Wiley and Cabot said nothing.

“They don’t move without coverage,” I said.

“They move.” Farrow didn’t raise his voice. “That’s what they do. You move with them, or you watch them go.”

I gripped my chair with one hand, but my voice remained calm. “You’re wanting to run this as improvisation.”

“I’m suggesting we be honest.”

Eamon watched the exchange. He was silent for one more beat, and then he closed us down.

“You’re both right. Dane builds a structure that keeps a principal safe when events go south. That’s why he’s a Guardian. You, Farrow, immerse yourself and read the threats before the rest of us. No firm can control that. It’s why you work alone.”

The corner of Farrow’s mouth turned up briefly.

“In this case, we don’t have to pick one,” Eamon said. “We’ll run both with joint coordination. Neither detail runs separately. If you can’t work it that way, tell me now and I’ll find another arrangement.”

“I can work it that way,” Farrow said. “Wiley stays alive. That’s my priority.”

Wiley leaned back and addressed the ceiling. “Wonderful.”

Cabot nodded. “Understood.”

The meeting broke up with no specific announcement. Eamon stood. His phone was already in his hand, and he turned toward the window. Wiley pushed up out of his chair. Cabot sat for another beat.

I stood and arrived at the door at the same moment as Farrow. He didn’t crowd me, but he moved close.

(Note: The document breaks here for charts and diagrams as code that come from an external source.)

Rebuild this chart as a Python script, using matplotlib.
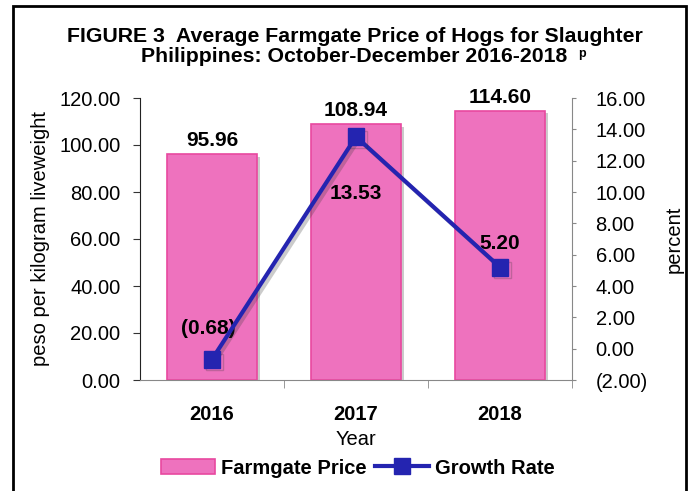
import matplotlib
matplotlib.use("Agg")
import matplotlib.pyplot as plt
import matplotlib.patheffects as pe
from matplotlib.lines import Line2D
from matplotlib.patches import Rectangle, Patch

years = ["2016", "2017", "2018"]
price = [95.96, 108.94, 114.60]
growth = [-0.68, 13.53, 5.20]
growth_labels = ["(0.68)", "13.53", "5.20"]
left_ticks = [0, 20, 40, 60, 80, 100, 120]
right_ticks = [-2, 0, 2, 4, 6, 8, 10, 12, 14, 16]

plt.rcParams['font.family'] = ['Liberation Sans', 'DejaVu Sans']

W, H = 690, 491
fig = plt.figure(figsize=(W/100, H/100), dpi=100)
ax = fig.add_axes([140/W, 1-380/H, 432/W, 282/H])

pink = "#EE72BE"
pink_edge = "#E8489F"
blue = "#2424B0"
FS = 14.5

x = list(range(len(years)))
shadow = [pe.SimplePatchShadow(offset=(2, -2), alpha=0.3, shadow_rgbFace="#555555"), pe.Normal()]
ax.bar(x, price, width=0.625, color=pink, edgecolor=pink_edge, linewidth=1.2, zorder=2,
       path_effects=shadow)
ax.set_xlim(-0.5, 2.5)
ax.set_ylim(0, 120)
ax.set_yticks(left_ticks)
ax.set_yticklabels([f"{v:.2f}" for v in left_ticks], fontsize=FS)
ax.set_xticks(x)
ax.set_xticklabels(years, fontsize=FS, fontweight='bold')
ax.set_xticks([0.5, 1.5, 2.5], minor=True)
ax.tick_params(axis='x', which='major', length=0, pad=18)
ax.tick_params(axis='x', which='minor', length=6, color='#888888', direction='out')
ax.tick_params(axis='y', length=5, color='#333333', pad=9)
ax.set_xlabel("Year", fontsize=FS, labelpad=4)
ax.set_ylabel("peso per kilogram liveweight", fontsize=FS, labelpad=7)
for s in ['top', 'right']:
    ax.spines[s].set_visible(False)
ax.spines['left'].set_color('#222222')
ax.spines['bottom'].set_color('#888888')

for xi, v in zip(x, price):
    ax.annotate(f"{v:.2f}", (xi, v), xytext=(0, 3), textcoords='offset points',
                ha='center', va='bottom', fontsize=15, fontweight='bold')

ax2 = ax.twinx()
ax2.set_ylim(-2, 16)
ax2.set_yticks(right_ticks)
ax2.set_yticklabels([f"({abs(v):.2f})" if v < 0 else f"{v:.2f}" for v in right_ticks], fontsize=FS)
ax2.tick_params(axis='y', length=3, color='#888888', pad=14)
for s in ['top', 'left', 'bottom']:
    ax2.spines[s].set_visible(False)
ax2.spines['right'].set_color('#888888')
ax2.set_ylabel("percent", fontsize=FS, labelpad=12)
lshadow = [pe.SimpleLineShadow(offset=(2, -2), alpha=0.25, shadow_color="#333333"), pe.Normal()]
ax2.plot(x, growth, color=blue, linewidth=3, marker='s', markersize=12, zorder=5,
         path_effects=lshadow)
offsets = [(-3, 15), (0, -48), (0, 10)]
for xi, v, lab, off in zip(x, growth, growth_labels, offsets):
    ax2.annotate(lab, (xi, v), xytext=off, textcoords='offset points',
                 ha='center', va='bottom', fontsize=15, fontweight='bold')

fig.text(355/W, 1-36/H, "FIGURE 3  Average Farmgate Price of Hogs for Slaughter",
         ha='center', va='center', fontsize=15.3, fontweight='bold')
t2 = fig.text(354/W, 1-57/H, "Philippines: October-December 2016-2018",
              ha='center', va='center', fontsize=15.3, fontweight='bold')
fig.text(582/W, 1-54/H, "p", ha='center', va='center', fontsize=9, fontweight='bold')

handles = [Patch(facecolor=pink, edgecolor=pink_edge, linewidth=1.2),
           Line2D([0], [0], color=blue, linewidth=3, marker='s', markersize=11)]
fig.legend(handles, ["Farmgate Price", "Growth Rate"], loc='center',
           bbox_to_anchor=(358/W, 1-468/H), ncol=2, frameon=False,
           prop={'size': FS, 'weight': 'bold'}, handlelength=2.7, handleheight=0.8,
           columnspacing=0.4, handletextpad=0.3)

fig.patches.append(Rectangle((12.5/W, -0.05), (686-12.5)/W, 1.05 - 6.5/H,
                             transform=fig.transFigure, fill=False, edgecolor='black',
                             linewidth=2, zorder=10))
fig.savefig("out.png", dpi=100)
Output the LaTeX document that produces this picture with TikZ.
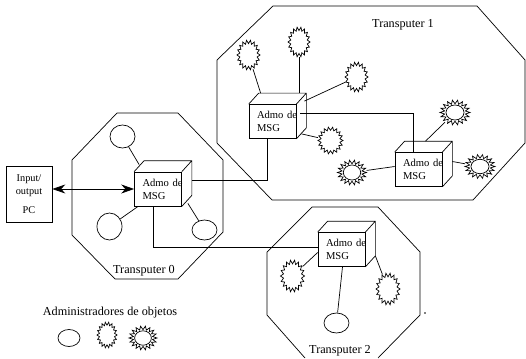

“We need to talk,” he said, meant only for me.

“Not here.”

He looked past me as Wiley stepped forward and spoke louder. “You and me are going to be trouble, Fletcher.”

It wasn’t a warning. He said it loudly enough for everyone to hear. He held the door for me on his way through.

Out past the conference-room glass, the harbor had gone a deeper grey and the tanker that had been clearing the channel when we walked in was only a smudge against East Boston now.